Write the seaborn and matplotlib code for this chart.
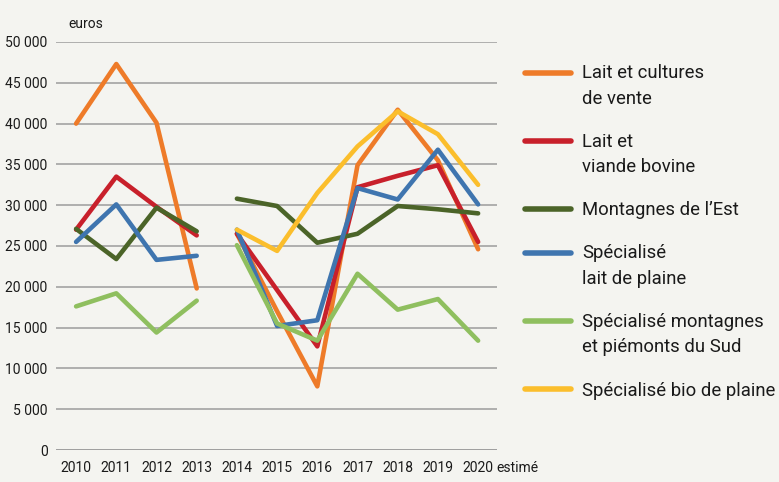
import numpy as np
import pandas as pd
import seaborn as sns
import matplotlib.pyplot as plt
from matplotlib.legend_handler import HandlerLine2D

# Revenu disponible par UTH familiale, par systeme laitier
years = ["2010", "2011", "2012", "2013", "2014", "2015", "2016", "2017", "2018", "2019", "2020"]

lait_cultures = [40000, 47300, 40100, 19800, 26500, 17000, 7800, 34900, 41700, 35500, 24600]
lait_viande = [27000, 33500, 29800, 26300, 26500, 19600, 12700, 32200, 33600, 34900, 25500]
montagnes_est = [27100, 23400, 29700, 26800, 30800, 29900, 25400, 26500, 29900, 29500, 29000]
lait_plaine = [25500, 30100, 23300, 23800, 27000, 15200, 15900, 32100, 30700, 36800, 30100]
montagnes_sud = [17600, 19200, 14400, 18300, 25100, 15500, 13400, 21600, 17200, 18500, 13400]
bio_plaine = [np.nan, np.nan, np.nan, np.nan, 27000, 24400, 31500, 37200, 41500, 38700, 32500]

series = {
    "Lait et cultures de vente": lait_cultures,
    "Lait et viande bovine": lait_viande,
    "Montagnes de l'Est": montagnes_est,
    "Spécialisé lait de plaine": lait_plaine,
    "Spécialisé montagnes et piémonts du Sud": montagnes_sud,
    "Spécialisé bio de plaine": bio_plaine,
}
legend_labels = [
    "Lait et cultures\nde vente",
    "Lait et\nviande bovine",
    "Montagnes de l\u2019Est",
    "Spécialisé\nlait de plaine",
    "Spécialisé montagnes\net piémonts du Sud",
    "Spécialisé bio de plaine",
]
colors = ["#ee7b29", "#c8202b", "#4b6428", "#3f75af", "#8fbf5f", "#fbbe2c"]

# long format, with a break in the series between 2013 and 2014
rows = []
for name, vals in series.items():
    for i, v in enumerate(vals):
        if not np.isnan(v):
            rows.append({"pos": i, "valeur": v, "systeme": name,
                         "periode": "avant" if i < 4 else "apres"})
df = pd.DataFrame(rows)

sns.set_theme(style="white")
plt.rcParams["font.family"] = ["Roboto", "DejaVu Sans"]
tick_size = 10

bg = "#f4f4f0"
fig = plt.figure(figsize=(7.79, 4.82), dpi=100, facecolor=bg)
ax = fig.add_axes([56 / 779, 1 - 450 / 482, 441 / 779, 408 / 482])
ax.set_facecolor(bg)

sns.lineplot(data=df, x="pos", y="valeur", hue="systeme", units="periode",
             estimator=None, hue_order=list(series.keys()),
             palette=dict(zip(series.keys(), colors)), linewidth=3.3,
             solid_capstyle="round", ax=ax)

handles, labels = ax.get_legend_handles_labels()
ax.get_legend().remove()

ax.set_xlim(-0.5, 10.47)
ax.set_ylim(0, 50000)
ax.set_yticks(range(0, 50001, 5000))
ax.set_yticklabels([f"{v:,}".replace(",", " ") for v in range(0, 50001, 5000)])
ax.set_xticks(range(len(years)))
ax.set_xticklabels(years)
ax.set_xlabel("")
ax.set_ylabel("")

ax.grid(axis="y", color="#a3a3a3", linewidth=1.2)
ax.set_axisbelow(True)
for s in ax.spines.values():
    s.set_visible(False)
ax.axhline(0, color="#8a8a8a", linewidth=2, zorder=0.5)

ax.tick_params(axis="both", length=0, labelsize=tick_size, colors="#1a1a1a")
ax.tick_params(axis="y", pad=6)
ax.tick_params(axis="x", pad=8)

ax.annotate("euros", xy=(0, 1), xycoords="axes fraction", xytext=(9, 8),
            textcoords="offset points", ha="left", va="bottom",
            fontsize=tick_size, color="#1a1a1a")
ax.annotate("estimé", xy=(10, 0), xycoords=("data", "axes fraction"),
            xytext=(13, -8), textcoords="offset points", ha="left", va="top",
            fontsize=tick_size, color="#1a1a1a")


# legend line sits on the first line of a two-line label
class FirstLine(HandlerLine2D):
    def __init__(self, shift, **kw):
        super().__init__(**kw)
        self.shift = shift

    def create_artists(self, legend, orig_handle, xdescent, ydescent,
                       width, height, fontsize, trans):
        return super().create_artists(legend, orig_handle, xdescent,
                                      ydescent - 2 * self.shift, width,
                                      height, fontsize, trans)


hmap = {h: FirstLine(9.9 if "\n" in lab else 0) for h, lab in zip(handles, legend_labels)}
leg = fig.legend(handles, legend_labels, loc="upper left", handler_map=hmap,
                 bbox_to_anchor=(516 / 779, 1 - 55 / 482), frameon=False,
                 fontsize=13.3, handlelength=2.5, handletextpad=0.6,
                 labelspacing=1.36, borderpad=0, labelcolor="#1a1a1a")
for h in leg.legend_handles:
    h.set_linewidth(4)
    h.set_solid_capstyle("round")
for t in leg.get_texts():
    t.set_linespacing(1.53)

fig.savefig("out.png", dpi=100, facecolor=bg)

▸ TASK PROMPT
Repeat only what lies between the start of the data and the end of the line containing "from matplotlib.legend_handler import", exactly, with pictures left out.

▸ SOLUTION TO THIS EXERCISE
Write the seaborn and matplotlib code for this chart.
import numpy as np
import pandas as pd
import seaborn as sns
import matplotlib.pyplot as plt
from matplotlib.legend_handler import HandlerLine2D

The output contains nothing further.